И имя ее тоске было "Марк".
В то утро она возвращалась с мессы. Зимний ветер обжигал щеки, и Эрле машинально подняла воротник пелерины, чтобы хоть немножко их прикрыть. Под ногами похрустывал тонкий слой хорошо утоптанного снега, дышать было остро и колко, и девушка поневоле шла медленно. За ее спиной, над крышами домов и у самого плеча собора, багровым неровным пятном щурилось солнце, и бледно-голубое небо, затянутое белесой дымкой, казалось припорошенным все тем же бесконечным снегом.
Зима…
…Она надеялась, что в церкви ей станет легче — ошиблась, едва не задавленная великолепием убранства, позолотой, богатством стенных росписей, всепроникающим запахом свечного воска… захотелось на воздух, сбежала, не дожидаясь конца мессы — кажется, никто не заметил, и так бывала редко, да еще и сидела в последнем ряду, у самой двери… но легче опять же не стало. Бессмысленно вокруг, Господи, Твой храм давит мне на плечи, Твой мир тесен в груди и душит в горловине — убери это, все равно все ненужно и пусто… отпусти меня, распусти меня нитка за ниткой, как испорченный платок…
Солнце из-за крыш
Скалится нелепо.
Остается лишь —
Головою в небо…
Замерзшие губы сами по себе выводят несложный мотив.
"…головою в небо…"
Эрле поежилась.
Знобко-то как…
Хруст снега за спиной. Девушка обернулась — ее кто-то догонял. Движение оказалось слишком резким, в глазах немедленно потемнело, а когда прояснилось — преследователь уже был рядом. Синий плащ с меховой оторочкой. Знакомое доверчивое лицо, глаза — синие, глубокие, ясные, открытые, светлые пушистые волосы — шапочкой вокруг головы, узкий нос, четкая округлая линия подбородка, над верхней губой — светлый пушок будущих усов. И аура — такая пронзительно-синяя, что прочие цвета остались почти неразличимы. Себастьян.
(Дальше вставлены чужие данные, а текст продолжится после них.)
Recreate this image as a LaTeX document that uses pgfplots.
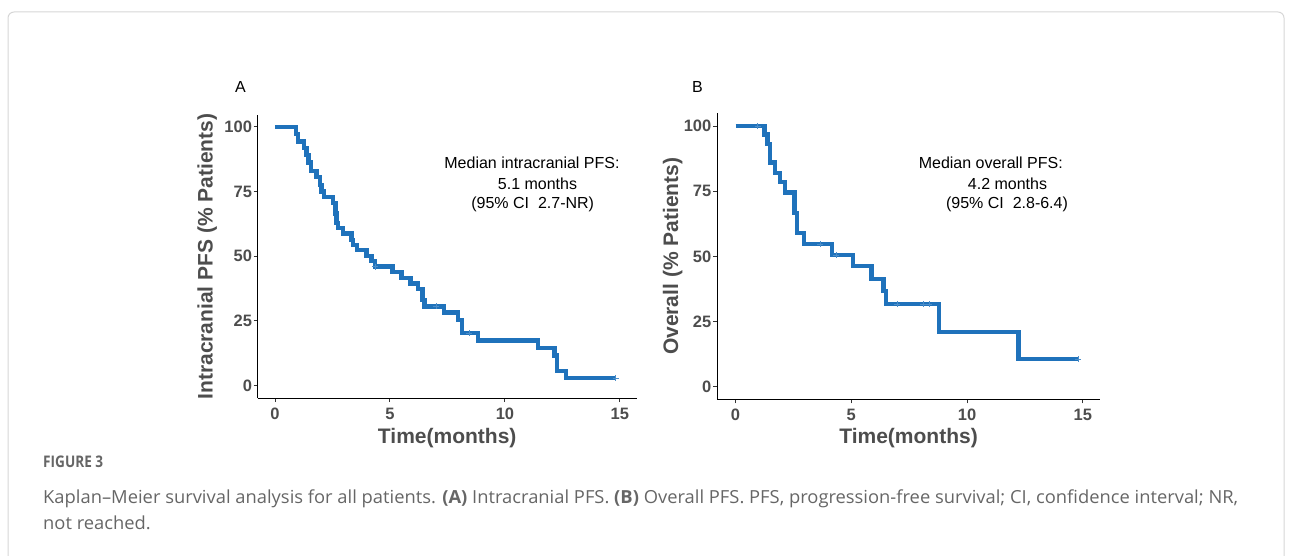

— Здравствуйте, — сказал юноша и улыбнулся обезоруживающе. — Вы ведь только что ушли с мессы, верно? А я вас знаю. Я вас как-то раз рядом с Марком видел. Ведь вы же знаете Марка?
— Знаю, — подтвердила Эрле, и от пытливого взгляда юноши не укрылась ее мимолетная болезненная гримаса.
— А можно, я с вами немного пройду? — не дождавшись другого ответа, снова заговорил он. Эрле пожала плечами:
— Хорошо.
Его компании она не была рада, но прогнать не хватало ни сил, ни желания. Поэт как-никак, и совсем еще не расцветший… ей никогда раньше не доводилось видеть такой поэтический талант при почти полном отсутствии прочих талантов. Его ауру она не только видела глазами, но и чувствовала кожей и всем телом. Это было немного похоже на плавание в открытом спокойном море: волны ласковые-ласковые, и все равно норовят перекатиться через голову.